* What is required *
Could you repeat, exactly as they stand, the lines between the one with "Output the Python" and the one with "22.7, 22.4, 22.1]", inclusive, minus the pictures?

Figure scripts:
○ ○ ○ ○
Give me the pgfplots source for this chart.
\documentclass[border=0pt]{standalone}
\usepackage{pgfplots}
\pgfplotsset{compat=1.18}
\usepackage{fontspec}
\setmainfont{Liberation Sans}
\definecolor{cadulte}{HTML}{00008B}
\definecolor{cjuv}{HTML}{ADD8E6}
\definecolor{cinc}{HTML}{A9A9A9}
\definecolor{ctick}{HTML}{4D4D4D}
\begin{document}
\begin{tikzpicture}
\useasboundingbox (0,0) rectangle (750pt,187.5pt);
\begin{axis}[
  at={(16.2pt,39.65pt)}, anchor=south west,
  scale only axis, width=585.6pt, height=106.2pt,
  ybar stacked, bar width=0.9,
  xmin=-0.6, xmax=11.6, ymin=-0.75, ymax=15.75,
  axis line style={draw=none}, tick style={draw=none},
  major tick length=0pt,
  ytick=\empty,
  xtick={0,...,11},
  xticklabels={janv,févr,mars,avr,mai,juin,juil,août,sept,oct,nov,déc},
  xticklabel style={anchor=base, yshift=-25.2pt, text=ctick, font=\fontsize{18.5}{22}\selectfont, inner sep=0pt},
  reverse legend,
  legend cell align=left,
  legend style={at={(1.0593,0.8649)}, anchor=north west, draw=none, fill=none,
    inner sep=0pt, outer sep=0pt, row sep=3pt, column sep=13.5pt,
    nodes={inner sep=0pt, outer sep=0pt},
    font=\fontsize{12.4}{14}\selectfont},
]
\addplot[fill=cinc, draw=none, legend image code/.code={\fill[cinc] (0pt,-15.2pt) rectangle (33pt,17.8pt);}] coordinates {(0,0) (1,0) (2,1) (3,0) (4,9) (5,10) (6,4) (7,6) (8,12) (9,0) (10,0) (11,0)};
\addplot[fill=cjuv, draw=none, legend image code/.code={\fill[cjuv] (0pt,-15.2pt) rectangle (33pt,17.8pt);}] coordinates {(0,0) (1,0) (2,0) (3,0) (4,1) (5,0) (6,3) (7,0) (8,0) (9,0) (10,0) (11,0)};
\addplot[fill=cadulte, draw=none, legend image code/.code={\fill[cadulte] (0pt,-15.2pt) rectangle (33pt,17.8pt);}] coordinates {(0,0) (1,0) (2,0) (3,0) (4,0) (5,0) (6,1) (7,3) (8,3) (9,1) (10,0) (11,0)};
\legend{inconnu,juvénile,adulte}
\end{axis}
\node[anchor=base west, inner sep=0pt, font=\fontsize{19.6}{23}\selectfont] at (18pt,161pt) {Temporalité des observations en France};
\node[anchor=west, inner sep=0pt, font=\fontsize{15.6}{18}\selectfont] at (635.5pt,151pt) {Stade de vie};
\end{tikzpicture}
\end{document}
○ ○ ○ ○
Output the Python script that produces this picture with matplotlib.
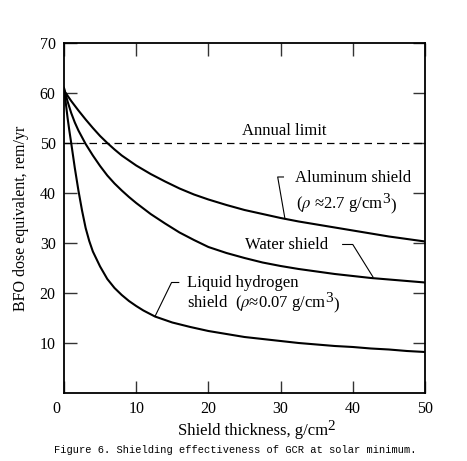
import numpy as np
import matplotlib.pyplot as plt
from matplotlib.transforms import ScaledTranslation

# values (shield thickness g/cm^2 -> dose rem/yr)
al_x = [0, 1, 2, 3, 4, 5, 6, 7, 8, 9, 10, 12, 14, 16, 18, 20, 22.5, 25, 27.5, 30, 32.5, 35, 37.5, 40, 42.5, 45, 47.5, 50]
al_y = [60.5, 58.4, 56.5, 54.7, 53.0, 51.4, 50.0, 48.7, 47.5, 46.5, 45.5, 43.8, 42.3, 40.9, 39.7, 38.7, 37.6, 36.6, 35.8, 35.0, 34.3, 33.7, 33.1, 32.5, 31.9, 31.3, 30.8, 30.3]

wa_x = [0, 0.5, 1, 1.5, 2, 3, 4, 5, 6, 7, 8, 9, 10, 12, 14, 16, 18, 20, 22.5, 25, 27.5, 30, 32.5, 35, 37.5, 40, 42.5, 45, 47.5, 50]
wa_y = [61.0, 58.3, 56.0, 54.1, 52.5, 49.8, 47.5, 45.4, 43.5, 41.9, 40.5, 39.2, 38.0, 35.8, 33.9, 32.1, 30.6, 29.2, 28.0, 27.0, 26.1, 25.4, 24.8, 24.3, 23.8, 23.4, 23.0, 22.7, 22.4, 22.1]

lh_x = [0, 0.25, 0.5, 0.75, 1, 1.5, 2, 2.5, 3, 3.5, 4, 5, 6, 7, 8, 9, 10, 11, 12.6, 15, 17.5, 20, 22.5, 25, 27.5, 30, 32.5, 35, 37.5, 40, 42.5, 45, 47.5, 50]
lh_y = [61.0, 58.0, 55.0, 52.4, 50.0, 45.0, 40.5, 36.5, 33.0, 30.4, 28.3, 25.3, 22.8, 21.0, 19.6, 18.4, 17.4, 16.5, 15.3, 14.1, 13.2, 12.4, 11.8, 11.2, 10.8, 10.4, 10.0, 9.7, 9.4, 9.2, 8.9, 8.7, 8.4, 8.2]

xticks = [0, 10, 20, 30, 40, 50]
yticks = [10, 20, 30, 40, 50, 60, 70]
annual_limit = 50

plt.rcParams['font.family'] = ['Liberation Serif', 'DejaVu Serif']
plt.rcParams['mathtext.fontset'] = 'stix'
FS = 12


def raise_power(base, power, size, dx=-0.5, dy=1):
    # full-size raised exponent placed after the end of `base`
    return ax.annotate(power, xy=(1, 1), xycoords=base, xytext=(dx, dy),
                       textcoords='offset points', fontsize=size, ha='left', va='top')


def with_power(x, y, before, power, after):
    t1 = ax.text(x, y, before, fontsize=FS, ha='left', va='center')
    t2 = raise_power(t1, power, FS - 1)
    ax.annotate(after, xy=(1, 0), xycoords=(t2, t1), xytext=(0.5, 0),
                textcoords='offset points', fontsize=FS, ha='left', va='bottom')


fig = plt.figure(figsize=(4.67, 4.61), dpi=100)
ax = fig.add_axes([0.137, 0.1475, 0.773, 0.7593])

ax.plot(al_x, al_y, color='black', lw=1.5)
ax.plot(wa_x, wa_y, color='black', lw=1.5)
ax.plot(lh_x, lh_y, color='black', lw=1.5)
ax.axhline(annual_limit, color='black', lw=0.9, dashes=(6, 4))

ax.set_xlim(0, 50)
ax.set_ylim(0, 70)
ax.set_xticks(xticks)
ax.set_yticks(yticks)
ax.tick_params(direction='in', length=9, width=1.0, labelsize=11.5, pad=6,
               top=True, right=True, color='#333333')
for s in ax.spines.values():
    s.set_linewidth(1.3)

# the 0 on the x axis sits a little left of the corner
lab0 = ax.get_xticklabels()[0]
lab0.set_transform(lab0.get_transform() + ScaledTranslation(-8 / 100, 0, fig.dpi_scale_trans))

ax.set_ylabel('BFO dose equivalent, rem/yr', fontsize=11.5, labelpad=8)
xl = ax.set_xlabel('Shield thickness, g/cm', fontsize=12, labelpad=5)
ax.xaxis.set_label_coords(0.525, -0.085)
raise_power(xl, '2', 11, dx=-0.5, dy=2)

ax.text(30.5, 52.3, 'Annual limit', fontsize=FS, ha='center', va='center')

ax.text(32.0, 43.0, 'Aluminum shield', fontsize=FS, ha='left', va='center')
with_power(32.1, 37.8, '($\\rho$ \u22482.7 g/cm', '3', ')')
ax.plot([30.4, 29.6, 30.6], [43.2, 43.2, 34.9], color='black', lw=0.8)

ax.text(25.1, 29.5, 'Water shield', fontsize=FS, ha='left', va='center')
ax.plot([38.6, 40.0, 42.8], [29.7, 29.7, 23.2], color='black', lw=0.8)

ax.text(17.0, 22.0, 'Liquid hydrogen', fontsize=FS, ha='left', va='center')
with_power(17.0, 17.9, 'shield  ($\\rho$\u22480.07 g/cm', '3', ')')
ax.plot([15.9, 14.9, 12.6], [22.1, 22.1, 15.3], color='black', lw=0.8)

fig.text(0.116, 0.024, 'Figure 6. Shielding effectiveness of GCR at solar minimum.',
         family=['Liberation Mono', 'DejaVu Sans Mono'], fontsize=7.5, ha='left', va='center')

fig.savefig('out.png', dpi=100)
○ ○ ○ ○
* The solution *
Output the Python script that produces this picture with matplotlib.
import numpy as np
import matplotlib.pyplot as plt
from matplotlib.transforms import ScaledTranslation

# values (shield thickness g/cm^2 -> dose rem/yr)
al_x = [0, 1, 2, 3, 4, 5, 6, 7, 8, 9, 10, 12, 14, 16, 18, 20, 22.5, 25, 27.5, 30, 32.5, 35, 37.5, 40, 42.5, 45, 47.5, 50]
al_y = [60.5, 58.4, 56.5, 54.7, 53.0, 51.4, 50.0, 48.7, 47.5, 46.5, 45.5, 43.8, 42.3, 40.9, 39.7, 38.7, 37.6, 36.6, 35.8, 35.0, 34.3, 33.7, 33.1, 32.5, 31.9, 31.3, 30.8, 30.3]

wa_x = [0, 0.5, 1, 1.5, 2, 3, 4, 5, 6, 7, 8, 9, 10, 12, 14, 16, 18, 20, 22.5, 25, 27.5, 30, 32.5, 35, 37.5, 40, 42.5, 45, 47.5, 50]
wa_y = [61.0, 58.3, 56.0, 54.1, 52.5, 49.8, 47.5, 45.4, 43.5, 41.9, 40.5, 39.2, 38.0, 35.8, 33.9, 32.1, 30.6, 29.2, 28.0, 27.0, 26.1, 25.4, 24.8, 24.3, 23.8, 23.4, 23.0, 22.7, 22.4, 22.1]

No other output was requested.